> _What is being asked_:
Leaving the pictures out, print the lines from the first line of the listing through the line containing "const yTicks = [0, 1, 2, 3, 4];", exactly as they read, and no others.

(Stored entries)
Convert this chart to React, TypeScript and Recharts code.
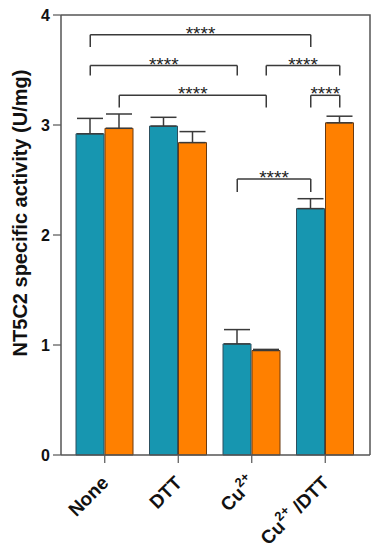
import React from 'react';
import {
  BarChart,
  Bar,
  XAxis,
  YAxis,
  ErrorBar,
  ReferenceLine,
} from 'recharts';

const categories = ['None', 'DTT', 'Cu2+', 'Cu2+/DTT'];
const blueValues = [2.92, 2.99, 1.01, 2.24];
const blueErrors = [0.14, 0.08, 0.13, 0.09];
const orangeValues = [2.97, 2.84, 0.95, 3.02];
const orangeErrors = [0.13, 0.1, 0.01, 0.06];
const yTicks = [0, 1, 2, 3, 4];

// significance brackets: bar index 0 = blue, 1 = orange
const brackets = [
  { from: 'None', fromBar: 0, to: 'Cu2+/DTT', toBar: 0, top: 3.82, drop: 3.71, label: '****' },
  { from: 'None', fromBar: 0, to: 'Cu2+', toBar: 0, top: 3.54, drop: 3.45, label: '****' },
  { from: 'None', fromBar: 1, to: 'Cu2+', toBar: 1, top: 3.27, drop: 3.16, label: '****' },
  { from: 'Cu2+', fromBar: 1, to: 'Cu2+/DTT', toBar: 1, top: 3.54, drop: 3.45, label: '****' },
  { from: 'Cu2+/DTT', fromBar: 0, to: 'Cu2+/DTT', toBar: 1, top: 3.27, drop: 3.16, label: '****' },
  { from: 'Cu2+', fromBar: 0, to: 'Cu2+/DTT', toBar: 0, top: 2.51, drop: 2.39, label: '****' },
];

const data = categories.map((name, i) => ({
  name,
  blue: blueValues[i],
  blueErr: [0, blueErrors[i]],
  orange: orangeValues[i],
  orangeErr: [0, orangeErrors[i]],
}));

const FONT = 'Arial, "Liberation Sans", sans-serif';
const CHART_W = 378;
const CHART_H = 550;
const MARGIN = { top: 15, right: 8, left: 0, bottom: 0 };
const BAR_SIZE = 28;
const BAR_GAP = 1;
const PAD = { left: 7, right: 8 };
const barShift = [-(BAR_SIZE + BAR_GAP) / 2, (BAR_SIZE + BAR_GAP) / 2];
const LINE = '#3a3a3a';
const AXIS = '#555';

const XTick = (props: any) => {
  const { x, y, payload } = props;
  const v = payload.value as string;
  let content: React.ReactNode = v;
  if (v === 'Cu2+') {
    content = (
      <>
        <tspan>Cu</tspan>
        <tspan dy={-9} fontSize={13}>2+</tspan>
      </>
    );
  } else if (v === 'Cu2+/DTT') {
    content = (
      <>
        <tspan>Cu</tspan>
        <tspan dy={-9} fontSize={13}>2+</tspan>
        <tspan dy={9}> /DTT</tspan>
      </>
    );
  }
  return (
    <g transform={`translate(${x + 5},${y + 19})`}>
      <text
        transform="rotate(-45)"
        textAnchor="end"
        fontSize={19}
        fontWeight="bold"
        fontFamily={FONT}
        fill="#111"
      >
        {content}
      </text>
    </g>
  );
};

// y-axis title, plus the top/right frame of the plot box
const YLabel = (props: any) => {
  const { viewBox } = props;
  const cx = viewBox.x + 20;
  const cy = viewBox.y + viewBox.height / 2 - 22;
  const left = viewBox.x + viewBox.width;
  const top = viewBox.y;
  const bottom = viewBox.y + viewBox.height;
  const right = CHART_W - MARGIN.right;
  return (
    <g>
      <path
        d={`M${left},${top}H${right}V${bottom}`}
        fill="none"
        stroke={AXIS}
        strokeWidth={1.5}
      />
      <text
        x={cx}
        y={cy}
        transform={`rotate(-90, ${cx}, ${cy})`}
        textAnchor="middle"
        dominantBaseline="central"
        fontSize={20}
        fontWeight="bold"
        fontFamily={FONT}
        fill="#111"
      >
        NT5C2 specific activity (U/mg)
      </text>
    </g>
  );
};

const hShape = (b: (typeof brackets)[number]) => (p: any) => {
  const x1 = p.x1 + barShift[b.fromBar];
  const x2 = p.x2 + barShift[b.toBar];
  return (
    <g>
      <line x1={x1} y1={p.y1} x2={x2} y2={p.y2} stroke={LINE} strokeWidth={1.5} />
      <text
        x={(x1 + x2) / 2}
        y={p.y1 + 5}
        textAnchor="middle"
        fontSize={19}
        fontFamily={FONT}
        fill="#222"
      >
        {b.label}
      </text>
    </g>
  );
};

const vShape = (shift: number) => (p: any) => (
  <line
    x1={p.x1 + shift}
    y1={p.y1}
    x2={p.x2 + shift}
    y2={p.y2}
    stroke={LINE}
    strokeWidth={1.5}
  />
);

export default function App() {
  return (
    <div style={{ position: 'absolute', left: 0, top: 0 }}>
      <BarChart
        width={CHART_W}
        height={CHART_H}
        data={data}
        margin={MARGIN}
        barSize={BAR_SIZE}
        barGap={BAR_GAP}
      >
        <XAxis
          dataKey="name"
          height={95}
          interval={0}
          padding={PAD}
          tick={<XTick />}
          tickSize={8}
          stroke={AXIS}
          axisLine={{ stroke: AXIS, strokeWidth: 1.5 }}
          tickLine={{ stroke: AXIS, strokeWidth: 1.2 }}
        />
        <YAxis
          width={61}
          domain={[0, 4]}
          ticks={yTicks}
          tickSize={8}
          tickMargin={3}
          tick={{ fontSize: 16, fontWeight: 'bold', fill: '#111', fontFamily: FONT }}
          axisLine={{ stroke: AXIS, strokeWidth: 1.5 }}
          tickLine={{ stroke: AXIS, strokeWidth: 1.2 }}
          label={<YLabel />}
        />
        <Bar dataKey="blue" fill="#1796b0" stroke="#2c4f5e" strokeWidth={1} isAnimationActive={false}>
          <ErrorBar dataKey="blueErr" width={13} stroke={LINE} strokeWidth={1.5} />
        </Bar>
        <Bar dataKey="orange" fill="#ff8000" stroke="#6a3a10" strokeWidth={1} isAnimationActive={false}>
          <ErrorBar dataKey="orangeErr" width={13} stroke={LINE} strokeWidth={1.5} />
        </Bar>
        {brackets.map((b, i) => (
          <ReferenceLine
            key={`h${i}`}
            segment={[
              { x: b.from, y: b.top },
              { x: b.to, y: b.top },
            ]}
            shape={hShape(b)}
          />
        ))}
        {brackets.map((b, i) => (
          <ReferenceLine
            key={`l${i}`}
            segment={[
              { x: b.from, y: b.top },
              { x: b.from, y: b.drop },
            ]}
            shape={vShape(barShift[b.fromBar])}
          />
        ))}
        {brackets.map((b, i) => (
          <ReferenceLine
            key={`r${i}`}
            segment={[
              { x: b.to, y: b.top },
              { x: b.to, y: b.drop },
            ]}
            shape={vShape(barShift[b.toBar])}
          />
        ))}
      </BarChart>
    </div>
  );
}
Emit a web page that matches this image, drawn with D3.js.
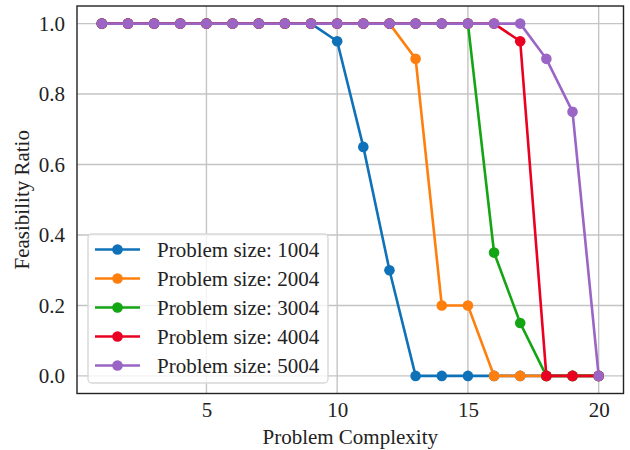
<!DOCTYPE html>
<html>
<head>
<meta charset="utf-8">
<script src="https://cdn.jsdelivr.net/npm/d3@7"></script>
<style>
  body { margin: 0; background: #fff; }
  svg { font-family: "Liberation Serif", "Times New Roman", serif; }
</style>
</head>
<body>
<svg width="630" height="450"></svg>
<script>
// chart data
var complexity = d3.range(1, 21);
var sizeLabels = ["Problem size: 1004", "Problem size: 2004", "Problem size: 3004", "Problem size: 4004", "Problem size: 5004"];
var colors = ["#0f72b8", "#ff7f0e", "#13a513", "#ea0020", "#9a65c4"];
var size1004 = [1,1,1,1,1,1,1,1,1,0.95,0.65,0.3,0,0,0,0,0,0,0,0];
var size2004 = [1,1,1,1,1,1,1,1,1,1,1,1,0.9,0.2,0.2,0,0,0,0,0];
var size3004 = [1,1,1,1,1,1,1,1,1,1,1,1,1,1,1,0.35,0.15,0,0,0];
var size4004 = [1,1,1,1,1,1,1,1,1,1,1,1,1,1,1,1,0.95,0,0,0];
var size5004 = [1,1,1,1,1,1,1,1,1,1,1,1,1,1,1,1,1,0.9,0.75,0];
var xTicks = [5, 10, 15, 20];
var yTicks = [0, 0.2, 0.4, 0.6, 0.8, 1.0];

var series = [size1004, size2004, size3004, size4004, size5004];

var svg = d3.select("svg");
var pLeft = 77, pRight = 623.5, pTop = 6, pBottom = 393.5;

var x = d3.scaleLinear().domain([0.05, 20.95]).range([pLeft, pRight]);
var y = d3.scaleLinear().domain([-0.05, 1.05]).range([pBottom, pTop]);

// grid
svg.append("g").selectAll("line").data(xTicks).enter().append("line")
  .attr("x1", function(d){ return x(d); }).attr("x2", function(d){ return x(d); })
  .attr("y1", pTop).attr("y2", pBottom)
  .attr("stroke", "#c4c4c4").attr("stroke-width", 1.4);
svg.append("g").selectAll("line").data(yTicks).enter().append("line")
  .attr("y1", function(d){ return y(d); }).attr("y2", function(d){ return y(d); })
  .attr("x1", pLeft).attr("x2", pRight)
  .attr("stroke", "#c4c4c4").attr("stroke-width", 1.4);

// axes (labels only, no tick marks)
var xAxis = svg.append("g").attr("transform", "translate(0," + pBottom + ")")
  .call(d3.axisBottom(x).tickValues(xTicks).tickSize(0).tickPadding(9).tickFormat(d3.format("d")));
var yAxis = svg.append("g").attr("transform", "translate(" + pLeft + ",0)")
  .call(d3.axisLeft(y).tickValues(yTicks).tickSize(0).tickPadding(12).tickFormat(d3.format(".1f")));
[xAxis, yAxis].forEach(function(a){
  a.select(".domain").remove();
  a.selectAll("text").attr("font-family", "Liberation Serif").attr("font-size", 21).attr("fill", "#222");
});

// lines + markers
var line = d3.line()
  .x(function(d, i){ return x(complexity[i]); })
  .y(function(d){ return y(d); });

series.forEach(function(vals, k){
  var g = svg.append("g");
  g.append("path").datum(vals)
    .attr("d", line)
    .attr("fill", "none")
    .attr("stroke", colors[k])
    .attr("stroke-width", 2.6);
  g.selectAll("circle").data(vals).enter().append("circle")
    .attr("cx", function(d, i){ return x(complexity[i]); })
    .attr("cy", function(d){ return y(d); })
    .attr("r", 5.3)
    .attr("fill", colors[k]);
});

// frame
svg.append("rect")
  .attr("x", pLeft).attr("y", pTop)
  .attr("width", pRight - pLeft).attr("height", pBottom - pTop)
  .attr("fill", "none").attr("stroke", "#222").attr("stroke-width", 1.4);

// legend
var lg = svg.append("g").attr("transform", "translate(88,234)");
lg.append("rect")
  .attr("width", 240).attr("height", 149).attr("rx", 4)
  .attr("fill", "white").attr("fill-opacity", 0.8)
  .attr("stroke", "#d8d8d8").attr("stroke-width", 1.4);
sizeLabels.forEach(function(lab, k){
  var row = lg.append("g").attr("transform", "translate(0," + (15.5 + k * 29) + ")");
  row.append("line").attr("x1", 7).attr("x2", 52)
    .attr("stroke", colors[k]).attr("stroke-width", 2.6);
  row.append("circle").attr("cx", 29.5).attr("r", 5.3).attr("fill", colors[k]);
  row.append("text").attr("x", 69).attr("dy", "0.35em")
    .attr("font-size", 21).attr("fill", "#222").text(lab);
});

// axis titles
svg.append("text")
  .attr("x", (pLeft + pRight) / 2).attr("y", 444)
  .attr("text-anchor", "middle").attr("font-size", 21).attr("fill", "#222")
  .text("Problem Complexity");
svg.append("text")
  .attr("transform", "translate(29," + ((pTop + pBottom) / 2) + ") rotate(-90)")
  .attr("text-anchor", "middle").attr("font-size", 21).attr("fill", "#222")
  .text("Feasibility Ratio");
</script>
</body>
</html>
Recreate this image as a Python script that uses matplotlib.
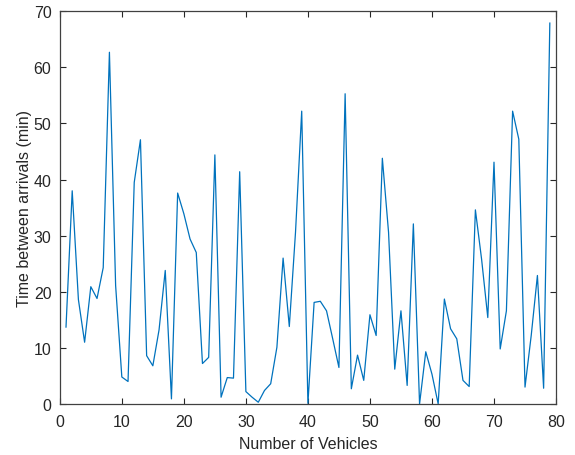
import numpy as np
import matplotlib
matplotlib.use("Agg")
import matplotlib.pyplot as plt

plt.rcParams["font.family"] = ["Liberation Sans", "DejaVu Sans"]

# Vehicle index (1..79) and measured time between arrivals in minutes.
vehicles = np.arange(1, 80)
time_between = [
    13.7, 38.0, 18.6, 11.0, 20.9, 18.8, 24.3, 62.7, 21.1, 4.8,
    4.0, 39.5, 47.1, 8.6, 6.8, 13.2, 23.8, 0.9, 37.6, 33.9,
    29.4, 27.0, 7.2, 8.3, 44.4, 1.2, 4.7, 4.6, 41.4, 2.2,
    1.2, 0.3, 2.4, 3.6, 10.1, 26.0, 13.8, 30.6, 52.2, 0.1,
    18.1, 18.3, 16.6, 11.6, 6.5, 55.3, 2.7, 8.7, 4.2, 15.9,
    12.2, 43.8, 30.6, 6.2, 16.6, 3.3, 32.1, 0.0, 9.3, 5.3,
    0.0, 18.7, 13.4, 11.6, 4.2, 3.1, 34.6, 25.8, 15.4, 43.1,
    9.8, 16.6, 52.2, 47.2, 3.0, 12.2, 22.9, 2.8, 67.9,
]

AXIS_GRAY = "#262626"

fig = plt.figure(figsize=(5.75, 4.56), dpi=100)
ax = fig.add_axes([0.104, 0.112, 0.863, 0.861])

ax.plot(vehicles, time_between, "-", color="#0072BD", linewidth=0.9)

ax.set_xlim(0, 80)
ax.set_ylim(0, 70)
ax.set_xticks(np.arange(0, 81, 10))
ax.set_yticks(np.arange(0, 71, 10))
ax.set_xlabel("Number of Vehicles", fontsize=11.5, color=AXIS_GRAY, labelpad=5)
ax.set_ylabel("Time between arrivals (min)", fontsize=11.5, color=AXIS_GRAY,
              labelpad=1)

ax.tick_params(direction="in", top=True, right=True, length=4, width=0.8,
               labelsize=11.5, colors=AXIS_GRAY)
ax.tick_params(axis="x", pad=7)
ax.tick_params(axis="y", pad=6)
for spine in ax.spines.values():
    spine.set_color("#404040")
    spine.set_linewidth(0.9)

fig.savefig("out.png", dpi=100)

> _Task answer_:
Convert this chart to React, TypeScript and Recharts code.
import React from 'react';
import {
  BarChart,
  Bar,
  XAxis,
  YAxis,
  ErrorBar,
  ReferenceLine,
} from 'recharts';

const categories = ['None', 'DTT', 'Cu2+', 'Cu2+/DTT'];
const blueValues = [2.92, 2.99, 1.01, 2.24];
const blueErrors = [0.14, 0.08, 0.13, 0.09];
const orangeValues = [2.97, 2.84, 0.95, 3.02];
const orangeErrors = [0.13, 0.1, 0.01, 0.06];
const yTicks = [0, 1, 2, 3, 4];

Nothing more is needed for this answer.